ES : Bon, Gaspard, comment ça se passe dans les autres pays ?

GK : Eh bien, c’est… il y a tous les cas possibles : ceux qui autorisent, ceux qui interdisent, ceux qui laissent une zone d’ombre. L’exemple le plus parlant, c’est pas les États-Unis, en fait, c’est Israël. En Israël, on le sait peu, mais depuis 1996, les mères porteuses sont autorisées. Donc on a déjà…on peut déjà voir ce que ça donne. C’est très encadré, c’est un phénomène qui reste marginal, y’a pas d’quoi s’affoler, il y a eu six cent cinquante demandes depuis le début, deux cents mères porteuses. Et par ailleurs, étonnamment pour un pays aussi religieux, eh bien il y a une proposition de loi qui est maintenant débattue pour ouvrir la GPA aux célibataires et aux couples homosexuels. Après, vous avez le modèle… – et là dans le modèle israélien la mère porteuse est payée – …vous avez aussi le modèle canadien où la mère porteuse n’est pas payée, et qui est en place depuis 2004.

ES : Bon, très rapidement, Gaspard, est-ce que vous êtes pour le don, ou pour le « marché des ventres » ? pour le modèle israélien, ou canadien ?
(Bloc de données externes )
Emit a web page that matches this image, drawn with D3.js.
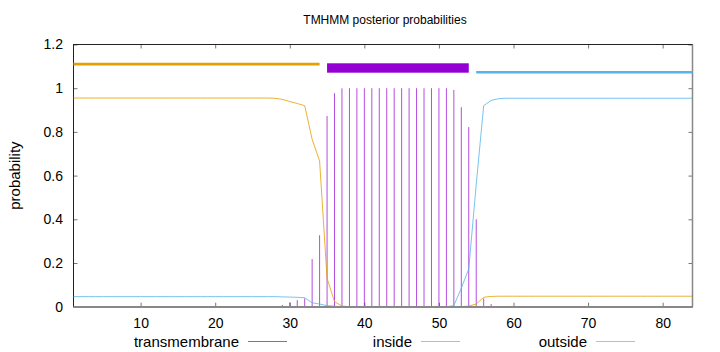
<!DOCTYPE html>
<html>
<head>
<meta charset="utf-8">
<script src="https://cdn.jsdelivr.net/npm/d3@7"></script>
<style>
  body { margin: 0; background: #fff; }
  text { font-family: "Liberation Sans", Arial, sans-serif; fill: #000; }
</style>
</head>
<body>
<div id="chart-area"></div>
<script>
// per-residue posterior probabilities (residues 1..84)
const residues = [
    1, 2, 3, 4, 5, 6, 7, 8, 9, 10, 11, 12, 13, 14, 15, 16, 17, 18, 19, 20,
    21, 22, 23, 24, 25, 26, 27, 28, 29, 30, 31, 32, 33, 34, 35, 36, 37, 38, 39, 40,
    41, 42, 43, 44, 45, 46, 47, 48, 49, 50, 51, 52, 53, 54, 55, 56, 57, 58, 59, 60,
    61, 62, 63, 64, 65, 66, 67, 68, 69, 70, 71, 72, 73, 74, 75, 76, 77, 78, 79, 80,
    81, 82, 83, 84
];

const transmembrane = [
    0, 0, 0, 0, 0, 0, 0, 0, 0, 0, 0, 0, 0, 0, 0, 0, 0, 0, 0, 0,
    0, 0, 0, 0, 0, 0, 0, 0, 0.008, 0.02, 0.03, 0.038, 0.218, 0.327, 0.873, 0.977, 0.999, 1, 1, 1,
    1, 1, 1, 1, 1, 1, 1, 1, 1, 1, 1, 0.992, 0.913, 0.822, 0.40, 0.038, 0.012, 0, 0, 0,
    0, 0, 0, 0, 0, 0, 0, 0, 0, 0, 0, 0, 0, 0, 0, 0, 0, 0, 0, 0,
    0, 0, 0, 0
];

const inside = [
    0.046, 0.046, 0.046, 0.046, 0.046, 0.046, 0.046, 0.046, 0.046, 0.046,
    0.046, 0.046, 0.046, 0.046, 0.046, 0.046, 0.046, 0.046, 0.046, 0.046,
    0.046, 0.046, 0.046, 0.046, 0.046, 0.046, 0.046, 0.046, 0.045, 0.044,
    0.043, 0.041, 0.018, 0.012, 0.005, 0.002, 0, 0, 0, 0,
    0, 0, 0, 0, 0, 0, 0, 0, 0, 0,
    0, 0.005, 0.085, 0.173, 0.56, 0.92, 0.944, 0.952, 0.954, 0.954,
    0.954, 0.954, 0.954, 0.954, 0.954, 0.954, 0.954, 0.954, 0.954, 0.954,
    0.954, 0.954, 0.954, 0.954, 0.954, 0.954, 0.954, 0.954, 0.954, 0.954,
    0.954, 0.954, 0.954, 0.954
];

const outside = [
    0.955, 0.955, 0.955, 0.955, 0.955, 0.955, 0.955, 0.955, 0.955, 0.955,
    0.955, 0.955, 0.955, 0.955, 0.955, 0.955, 0.955, 0.955, 0.955, 0.955,
    0.955, 0.955, 0.955, 0.955, 0.955, 0.955, 0.955, 0.954, 0.949, 0.939,
    0.930, 0.920, 0.766, 0.667, 0.130, 0.023, 0.003, 0, 0, 0,
    0, 0, 0, 0, 0, 0, 0, 0, 0, 0,
    0, 0, 0, 0.003, 0.012, 0.043, 0.047, 0.048, 0.048, 0.048,
    0.048, 0.048, 0.048, 0.048, 0.048, 0.048, 0.048, 0.048, 0.048, 0.048,
    0.048, 0.048, 0.048, 0.048, 0.048, 0.048, 0.048, 0.048, 0.048, 0.048,
    0.048, 0.048, 0.048, 0.048
];

// predicted topology segments
const topoType = ['outside', 'TMhelix', 'inside'];
const topoStart = [1, 35, 55];
const topoEnd = [34, 54, 84];

// ticks
const xTicks = [10, 20, 30, 40, 50, 60, 70, 80];
const yTicks = [0, 0.2, 0.4, 0.6, 0.8, 1, 1.2];

const legendNames = ['transmembrane', 'inside', 'outside'];

const colors = {
    transmembrane: '#9400d3',
    inside: '#56b4e9',
    outside: '#e69f00'
};

// margins
const margin = { left: 73.5, right: 27.5, top: 44.5, bottom: 45.3 };
const W = 720, H = 352;
const width = W - margin.left - margin.right;
const height = H - margin.top - margin.bottom;

const svg = d3.select('#chart-area')
    .append('svg')
        .attr('width', W)
        .attr('height', H);

const g = svg.append('g')
    .attr('transform', `translate(${margin.left}, ${margin.top})`);

const x = d3.scaleLinear().domain([1, 84]).range([0, width]);
const y = d3.scaleLinear().domain([0, 1.2]).range([height, 0]);

// title
svg.append('text')
    .attr('x', margin.left + width / 2 + 2)
    .attr('y', 24)
    .attr('font-size', '12px')
    .attr('text-anchor', 'middle')
    .text('TMHMM posterior probabilities');

// y label
svg.append('text')
    .attr('transform', `translate(20, ${margin.top + height / 2}) rotate(-90)`)
    .attr('font-size', '15px')
    .attr('text-anchor', 'middle')
    .text('probability');

// axes, ticks pointing inward
const xAxis = g.append('g')
    .attr('transform', `translate(0, ${height})`)
    .call(d3.axisBottom(x).tickValues(xTicks).tickSize(-4).tickPadding(11.5));
const xAxisTop = g.append('g')
    .call(d3.axisTop(x).tickValues(xTicks).tickSize(-4).tickFormat(''));
const yAxis = g.append('g')
    .call(d3.axisLeft(y).tickValues(yTicks).tickSize(-4).tickPadding(10.5)
        .tickFormat(d => d3.format('~g')(d)));
const yAxisRight = g.append('g')
    .attr('transform', `translate(${width}, 0)`)
    .call(d3.axisRight(y).tickValues(yTicks).tickSize(-4).tickFormat(''));

[xAxis, xAxisTop, yAxis, yAxisRight].forEach(a => {
    a.select('.domain').remove();
    a.selectAll('line').attr('stroke', '#777');
    a.selectAll('text')
        .attr('font-size', '14px')
        .attr('font-family', '"Liberation Sans", Arial, sans-serif')
        .attr('fill', '#000');
});

// frame
g.append('rect')
    .attr('x', 0).attr('y', 0)
    .attr('width', width).attr('height', height)
    .attr('fill', 'none')
    .attr('stroke', '#222')
    .attr('stroke-width', 1);

// transmembrane impulses
g.selectAll('.impulse')
    .data(residues.map((r, i) => ({ r, v: transmembrane[i] })).filter(d => d.v > 0))
    .enter()
        .append('line')
            .attr('class', 'impulse')
            .attr('x1', d => x(d.r))
            .attr('x2', d => x(d.r))
            .attr('y1', y(0))
            .attr('y2', d => y(d.v))
            .attr('stroke', colors.transmembrane)
            .attr('stroke-opacity', 0.7)
            .attr('stroke-width', 1);

// inside / outside lines
const line = d3.line().x(d => x(d[0])).y(d => y(d[1]));
[['inside', inside], ['outside', outside]].forEach(([name, vals]) => {
    g.append('path')
        .datum(residues.map((r, i) => [r, vals[i]]))
        .attr('d', line)
        .attr('fill', 'none')
        .attr('stroke', colors[name])
        .attr('stroke-opacity', 0.8)
        .attr('stroke-width', 1);
});

// gray baseline and right edge
g.append('line')
    .attr('x1', 0).attr('x2', width)
    .attr('y1', y(0) + 0.3).attr('y2', y(0) + 0.3)
    .attr('stroke', '#888').attr('stroke-width', 2);
g.append('line')
    .attr('x1', width).attr('x2', width)
    .attr('y1', 0).attr('y2', height)
    .attr('stroke', '#888').attr('stroke-width', 1.5);

// topology bar on top
topoType.forEach((t, i) => {
    if (t === 'TMhelix') {
        g.append('rect')
            .attr('x', x(topoStart[i]))
            .attr('y', y(1.114))
            .attr('width', x(topoEnd[i]) - x(topoStart[i]))
            .attr('height', y(1.071) - y(1.114))
            .attr('fill', colors.transmembrane);
    } else {
        const lv = t === 'outside' ? 1.11 : 1.073;
        g.append('line')
            .attr('x1', x(topoStart[i]))
            .attr('x2', x(topoEnd[i]))
            .attr('y1', y(lv))
            .attr('y2', y(lv))
            .attr('stroke', t === 'outside' ? colors.outside : colors.inside)
            .attr('stroke-width', 2.6);
    }
});

// legend
const legendTextRight = [239, 412, 587];
const legend = svg.append('g');
legendNames.forEach((name, i) => {
    legend.append('text')
        .attr('x', legendTextRight[i])
        .attr('y', 346.5)
        .attr('font-size', '15px')
        .attr('text-anchor', 'end')
        .text(name);
    legend.append('line')
        .attr('x1', legendTextRight[i] + 9)
        .attr('x2', legendTextRight[i] + 48)
        .attr('y1', 341.5)
        .attr('y2', 341.5)
        .attr('stroke', colors[name])
        .attr('stroke-opacity', 0.7)
        .attr('stroke-width', 1);
});
</script>
</body>
</html>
GK : Alors, je reconnais la beauté éthique du modèle du don que défend Badinter. Le problème, c’est que ça ne marche pas. On voit au Canada en fait, il y a très très peu de cas, et le meilleur exemple c’est le Nevada, puisque c’est un des seuls des États-Unis où la GPA n’est permise que sur le modèle du don, et à ce moment-là, tout le monde va en Californie. Et puis par ailleurs, on parle toujours de marchandisation des corps, mais après tout, au nom de quel principe étrange ne pourrait-on pas vendre son corps ? on le fait tous les jours, et puis, après tout, on en est le propriétaire. Le « marché [des ventres] » permettrait également en un sens de dédramatiser les aspects psychologiques en ramenant cette GPA à un simple contrat entre individus libres. Alors il faut, je pense, à la fois libéraliser, et bien sûr réguler.